The irony is that the direct cost of creating reliable information is relatively small as systems already exist that once populated with accurate data could be used to model service design and underpin delivery. There are even large banks of data from NHS cohort studies over many years that could be interrogated using data mining techniques to look back as well as forward. A further irony of the situation in the UK is that our national health service creates a rich data environment for health research from which the autistic population is currently largely excluded. The sharing of data across service providers is of course notoriously poor across all client groups but capturing essential basic data is an important starting point.

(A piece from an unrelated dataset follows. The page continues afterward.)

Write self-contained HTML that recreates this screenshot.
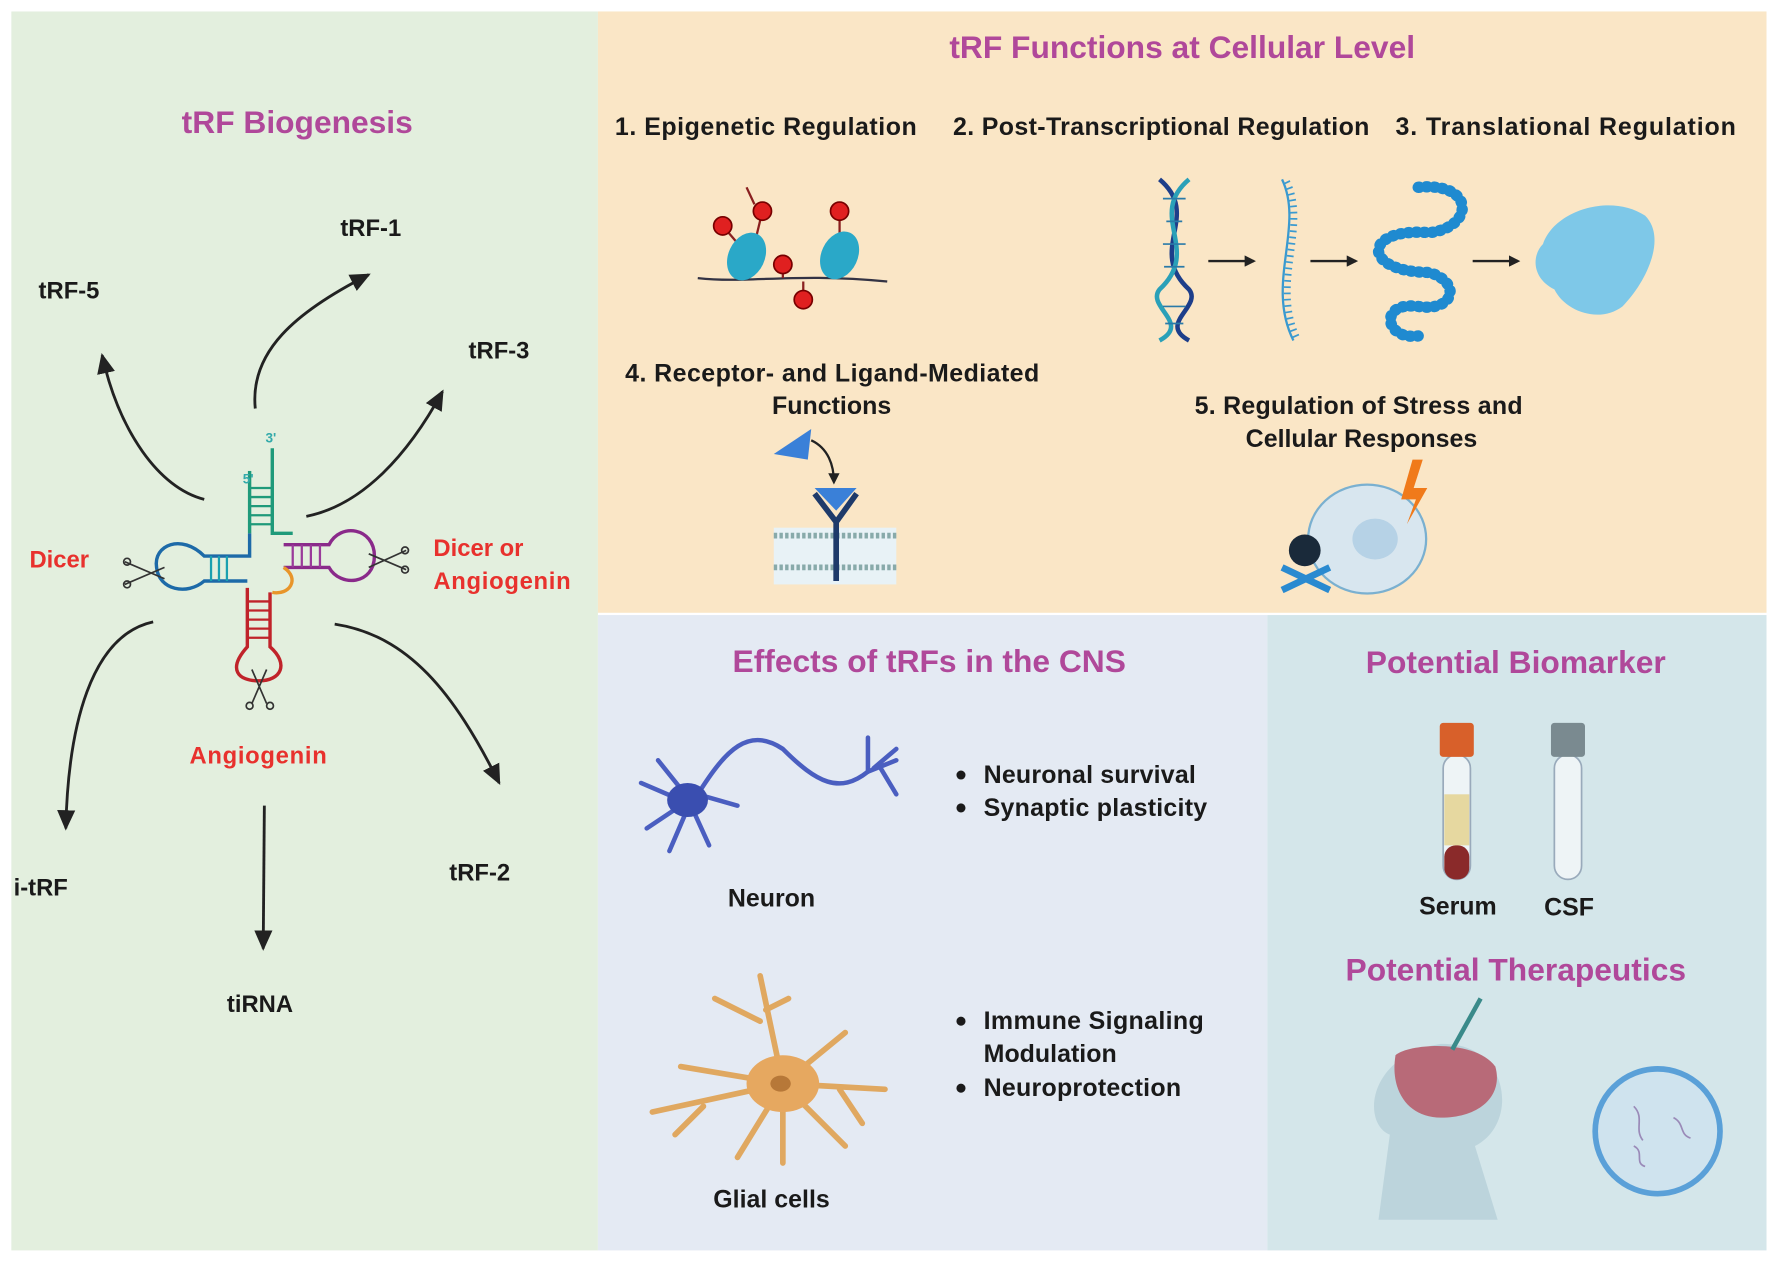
<!DOCTYPE html>
<html><head><meta charset="utf-8"><style>
html,body{margin:0;padding:0;background:#fff;}
svg{display:block;}
text{font-family:"Liberation Sans",sans-serif;font-weight:bold;}
</style></head><body>
<svg width="1779" height="1263" viewBox="0 0 1568 1113" xmlns="http://www.w3.org/2000/svg">
<defs>
<marker id="ah" markerWidth="10" markerHeight="10" refX="8" refY="5" orient="auto" markerUnits="userSpaceOnUse"><path d="M0,0 L10,5 L0,10 z" fill="#222"/></marker>
<marker id="ahb" markerWidth="20" markerHeight="20" refX="16" refY="10" orient="auto" markerUnits="userSpaceOnUse"><path d="M0,2 L18,10 L0,18 z" fill="#222"/></marker>
</defs>
<rect width="1568" height="1113" fill="#fff"/>
<rect x="10" y="10" width="517" height="1092" fill="#e3efde"/>
<rect x="527" y="10" width="1030" height="530" fill="#fae6c6"/>
<rect x="527" y="542" width="590" height="560" fill="#e4eaf3"/>
<rect x="1117" y="542" width="440" height="560" fill="#d4e6ea"/>

<!-- Left panel -->
<text x="262" y="117" font-size="28" fill="#b0489a" text-anchor="middle">tRF Biogenesis</text>
<g font-size="21" fill="#1a1a1a">
<text x="300" y="208">tRF-1</text>
<text x="34" y="263">tRF-5</text>
<text x="413" y="316">tRF-3</text>
<text x="12" y="789">i-tRF</text>
<text x="396" y="776">tRF-2</text>
<text x="200" y="892">tiRNA</text>
</g>
<g font-size="21" fill="#e8312d">
<text x="26" y="500">Dicer</text>
<text x="382" y="490">Dicer or</text>
<text x="382" y="519" textLength="121">Angiogenin</text>
<text x="167" y="673" textLength="121">Angiogenin</text>
</g>
<g fill="none" stroke="#222" stroke-width="2.5">
<path d="M225,360 C220,310 260,275 325,242" marker-end="url(#ahb)"/>
<path d="M180,440 C140,430 105,380 90,313" marker-end="url(#ahb)"/>
<path d="M270,455 C320,445 360,400 390,345" marker-end="url(#ahb)"/>
<path d="M135,548 C80,560 60,640 58,730" marker-end="url(#ahb)"/>
<path d="M295,550 C360,560 400,610 440,690" marker-end="url(#ahb)"/>
<path d="M233,710 L232,836" marker-end="url(#ahb)"/>
</g>
<!-- tRNA -->
<g fill="none" stroke-width="3">
<path d="M240,395 L240,470 L258,470" stroke="#1f9a7a"/>
<path d="M220,415 L220,470" stroke="#1f9a7a"/>
<g stroke="#1f9a7a" stroke-width="2"><line x1="220" y1="430" x2="240" y2="430"/><line x1="220" y1="438" x2="240" y2="438"/><line x1="220" y1="446" x2="240" y2="446"/><line x1="220" y1="454" x2="240" y2="454"/><line x1="220" y1="462" x2="240" y2="462"/></g>
<path d="M220,470 L220,490 L180,490 C160,470 135,480 138,500 C140,520 165,525 180,512 L218,512" stroke="#1d6aa8"/>
<g stroke="#1aa0b0" stroke-width="2"><line x1="186" y1="490" x2="186" y2="512"/><line x1="193" y1="490" x2="193" y2="512"/><line x1="200" y1="490" x2="200" y2="512"/></g>
<path d="M250,480 L290,480 C300,460 330,465 330,490 C330,515 300,518 290,500 L250,500" stroke="#8a2a8a"/>
<g stroke="#9a3a9a" stroke-width="2"><line x1="258" y1="480" x2="258" y2="500"/><line x1="266" y1="480" x2="266" y2="500"/><line x1="274" y1="480" x2="274" y2="500"/><line x1="282" y1="480" x2="282" y2="500"/></g>
<path d="M250,500 C265,510 255,525 240,522" stroke="#e8952a"/>
<path d="M218,518 L218,570 C200,590 210,600 228,600 C248,600 255,585 238,570 L238,522" stroke="#c0232a"/>
<g stroke="#c0232a" stroke-width="2"><line x1="218" y1="530" x2="238" y2="530"/><line x1="218" y1="538" x2="238" y2="538"/><line x1="218" y1="546" x2="238" y2="546"/><line x1="218" y1="554" x2="238" y2="554"/><line x1="218" y1="562" x2="238" y2="562"/></g>
</g>
<text x="234" y="390" font-size="12" fill="#3aa" font-weight="normal">3'</text>
<text x="214" y="426" font-size="12" fill="#3aa" font-weight="normal">5'</text>
<g stroke="#333" stroke-width="1.5" fill="none">
<path d="M110,495 L145,510 M110,515 L145,500"/><circle cx="112" cy="495" r="3"/><circle cx="112" cy="515" r="3"/>
<path d="M358,485 L325,500 M358,502 L325,488"/><circle cx="357" cy="485" r="3"/><circle cx="357" cy="502" r="3"/>
<path d="M222,590 L235,620 M235,590 L222,620"/><circle cx="220" cy="622" r="3"/><circle cx="238" cy="622" r="3"/>
</g>

<!-- Top right -->
<text x="1042" y="51" font-size="28" fill="#b0489a" text-anchor="middle">tRF Functions at Cellular Level</text>
<g font-size="22" fill="#1a1a1a">
<text x="542" y="119" textLength="266">1.  Epigenetic Regulation</text>
<text x="840" y="119" textLength="367">2. Post-Transcriptional Regulation</text>
<text x="1230" y="119" textLength="300">3. Translational Regulation</text>
<text x="551" y="336" textLength="365">4. Receptor- and Ligand-Mediated</text>
<text x="733" y="365" text-anchor="middle">Functions</text>
<text x="1053" y="365" textLength="289">5. Regulation of Stress and</text>
<text x="1200" y="394" text-anchor="middle">Cellular Responses</text>
</g>
<!-- nucleosomes -->
<path d="M615,245 C660,250 700,240 782,248" stroke="#334" stroke-width="2" fill="none"/>
<g stroke="#8a2020" stroke-width="2"><line x1="637" y1="199" x2="655" y2="220"/><line x1="672" y1="186" x2="665" y2="215"/><line x1="740" y1="186" x2="740" y2="210"/><line x1="690" y1="233" x2="690" y2="245"/><line x1="708" y1="248" x2="708" y2="263"/><line x1="658" y1="165" x2="665" y2="180"/></g>
<ellipse cx="658" cy="226" rx="16" ry="22" fill="#2aa8c8" transform="rotate(25 658 226)"/>
<ellipse cx="740" cy="225" rx="16" ry="22" fill="#2aa8c8" transform="rotate(25 740 225)"/>
<g fill="#e02020" stroke="#700" stroke-width="1.5"><circle cx="637" cy="199" r="8"/><circle cx="672" cy="186" r="8"/><circle cx="740" cy="186" r="8"/><circle cx="690" cy="233" r="8"/><circle cx="708" cy="264" r="8"/></g>
<!-- DNA -->
<path d="M1022,158 C1060,190 1010,220 1048,255 C1060,270 1020,285 1048,300" stroke="#1d3e8a" stroke-width="4" fill="none"/>
<path d="M1048,158 C1010,190 1060,220 1022,255 C1010,270 1050,285 1022,300" stroke="#2aa0b8" stroke-width="4" fill="none"/>
<g stroke="#2a7aa8" stroke-width="1.5"><line x1="1025" y1="175" x2="1045" y2="175"/><line x1="1028" y1="195" x2="1042" y2="195"/><line x1="1025" y1="215" x2="1045" y2="215"/><line x1="1026" y1="235" x2="1044" y2="235"/><line x1="1025" y1="270" x2="1045" y2="270"/><line x1="1027" y1="285" x2="1043" y2="285"/></g>
<path d="M1130,158 C1150,200 1115,250 1140,300" stroke="#3a9ad0" stroke-width="2" fill="none"/>
<path d="M1134,160 C1154,200 1119,250 1144,300" stroke="#3a9ad0" stroke-width="6" fill="none" stroke-dasharray="1.5,4"/>
<path d="M1250,165 C1300,160 1300,200 1260,205 C1200,200 1200,240 1260,240 C1290,250 1280,275 1250,270 C1215,265 1220,300 1250,296" stroke="#1f8ad0" stroke-width="10" fill="none" stroke-dasharray="1,6" stroke-linecap="round"/>
<path d="M1360,215 C1370,185 1420,170 1450,190 C1470,210 1450,250 1430,270 C1410,285 1380,275 1370,255 C1350,245 1350,225 1360,215z" fill="#7ec8e8"/>
<g stroke="#222" stroke-width="2" fill="none">
<path d="M1065,230 L1105,230" marker-end="url(#ah)"/>
<path d="M1155,230 L1195,230" marker-end="url(#ah)"/>
<path d="M1298,230 L1338,230" marker-end="url(#ah)"/>
<path d="M715,388 C730,395 735,410 735,425" marker-end="url(#ah)"/>
</g>
<!-- receptor -->
<rect x="682" y="465" width="108" height="50" fill="#e8f2f6"/>
<g stroke="#8aa" stroke-width="5" stroke-dasharray="3,2"><line x1="682" y1="472" x2="790" y2="472"/><line x1="682" y1="500" x2="790" y2="500"/></g>
<path d="M682,400 L715,378 L712,405z" fill="#3a80d8"/>
<path d="M718,430 L755,430 L737,450z" fill="#3a80d8"/>
<path d="M718,435 L737,460 L755,435 M737,460 L737,512" stroke="#1e3a6a" stroke-width="5" fill="none"/>
<!-- stress cell -->
<ellipse cx="1205" cy="475" rx="52" ry="48" fill="#d8e6ef" stroke="#7ab0d0" stroke-width="2"/>
<ellipse cx="1212" cy="475" rx="20" ry="18" fill="#b6d2e6"/>
<path d="M1245,405 L1235,440 L1248,440 L1240,462 L1258,430 L1246,430 L1254,405z" fill="#f07a1a"/>
<circle cx="1150" cy="485" r="14" fill="#1a2a3a"/>
<path d="M1130,500 L1172,520 M1172,500 L1130,520" stroke="#2a8ad0" stroke-width="6"/>

<!-- Bottom middle -->
<text x="819" y="592" font-size="28" fill="#b0489a" text-anchor="middle">Effects of tRFs in the CNS</text>
<g font-size="22" fill="#1a1a1a">
<text x="680" y="799" text-anchor="middle">Neuron</text>
<text x="680" y="1064" text-anchor="middle">Glial cells</text>
<text x="867" y="690" textLength="187">Neuronal survival</text>
<text x="867" y="719" textLength="197">Synaptic plasticity</text>
<text x="867" y="907" textLength="194">Immune Signaling</text>
<text x="867" y="936">Modulation</text>
<text x="867" y="966" textLength="174">Neuroprotection</text>
</g>
<g fill="#1a1a1a"><circle cx="847" cy="683" r="4"/><circle cx="847" cy="712" r="4"/><circle cx="847" cy="900" r="4"/><circle cx="847" cy="959" r="4"/></g>
<g stroke="#4a5ec0" stroke-width="4" fill="none" stroke-linecap="round">
<path d="M615,700 C640,660 660,640 690,660 C720,690 740,700 765,680 L790,670"/>
<path d="M600,705 L565,690 M600,710 L570,730 M605,715 L590,750 M610,712 L625,745 M615,700 L650,710 M600,695 L580,670 M765,680 L765,650 M775,675 L790,700 M770,677 L790,660"/>
</g>
<ellipse cx="606" cy="705" rx="18" ry="15" fill="#3a4eb0"/>
<g stroke="#e0a860" stroke-width="5" fill="none" stroke-linecap="round">
<path d="M690,955 L670,860 M690,955 L575,980 M690,955 L600,940 M690,955 L780,960 M690,955 L745,910 M690,955 L650,1020 M690,955 L690,1025 M690,955 L745,1010 M670,900 L630,880 M675,890 L695,880 M620,975 L595,1000 M740,960 L760,990"/>
</g>
<ellipse cx="690" cy="955" rx="32" ry="25" fill="#e6a860"/>
<ellipse cx="688" cy="955" rx="9" ry="7" fill="#b77838"/>

<!-- Bottom right -->
<text x="1336" y="593" font-size="28" fill="#b0489a" text-anchor="middle">Potential Biomarker</text>
<text x="1336" y="864" font-size="28" fill="#b0489a" text-anchor="middle">Potential Therapeutics</text>
<g font-size="22" fill="#1a1a1a">
<text x="1285" y="806" text-anchor="middle">Serum</text>
<text x="1383" y="807" text-anchor="middle">CSF</text>
</g>
<rect x="1272" y="665" width="24" height="110" rx="12" fill="#eef4f6" stroke="#9ab" stroke-width="1.5"/>
<rect x="1273" y="700" width="22" height="45" fill="#e6d8a0"/>
<rect x="1273" y="745" width="22" height="30" rx="10" fill="#8a2a2a"/>
<rect x="1269" y="637" width="30" height="30" rx="3" fill="#d8602a"/>
<rect x="1370" y="665" width="24" height="110" rx="12" fill="#eef4f6" stroke="#9ab" stroke-width="1.5"/>
<rect x="1367" y="637" width="30" height="30" rx="3" fill="#7a8a90"/>
<path d="M1215,1075 L1225,1000 C1200,990 1205,930 1270,920 C1330,918 1340,990 1300,1010 L1320,1075z" fill="#bcd4dc"/>
<path d="M1230,930 C1240,920 1300,915 1318,940 C1325,965 1305,985 1270,985 C1240,985 1225,960 1230,930z" fill="#b86a78"/>
<line x1="1280" y1="925" x2="1305" y2="880" stroke="#3a8a8a" stroke-width="4"/>
<circle cx="1461" cy="997" r="55" fill="#cfe3ee" stroke="#5aa0d8" stroke-width="5"/>
<g stroke="#9a8ab8" stroke-width="1.5" fill="none"><path d="M1440,975 C1450,985 1440,995 1448,1005"/><path d="M1475,985 C1485,990 1480,1000 1490,1003"/><path d="M1440,1010 C1450,1015 1440,1025 1450,1028"/></g>
</svg>
</body></html>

So let us hope that the Department of Health group working on this makes rapid progress and take a tough stance in demanding that public services follow through. Politely asking GP’s to record autism diagnoses in their records, as NICE has done, is not the same as mandating their use. Of course autistic people are entitled to the same data safeguards as everyone else, and seeking or revealing formal diagnosis is a matter of choice for autistic individuals, but confidence in sharing information will come from seeing the value it can provide.

It is no accident that the first research recommendation in the NAP report calls for the development of age- and gender-specific diagnostic tools and the last for the collection of data to build better information systems to support autistic people. These are the fundamentals – the alpha and omega – of a better future for autistic people and it’s one that I so much want to see.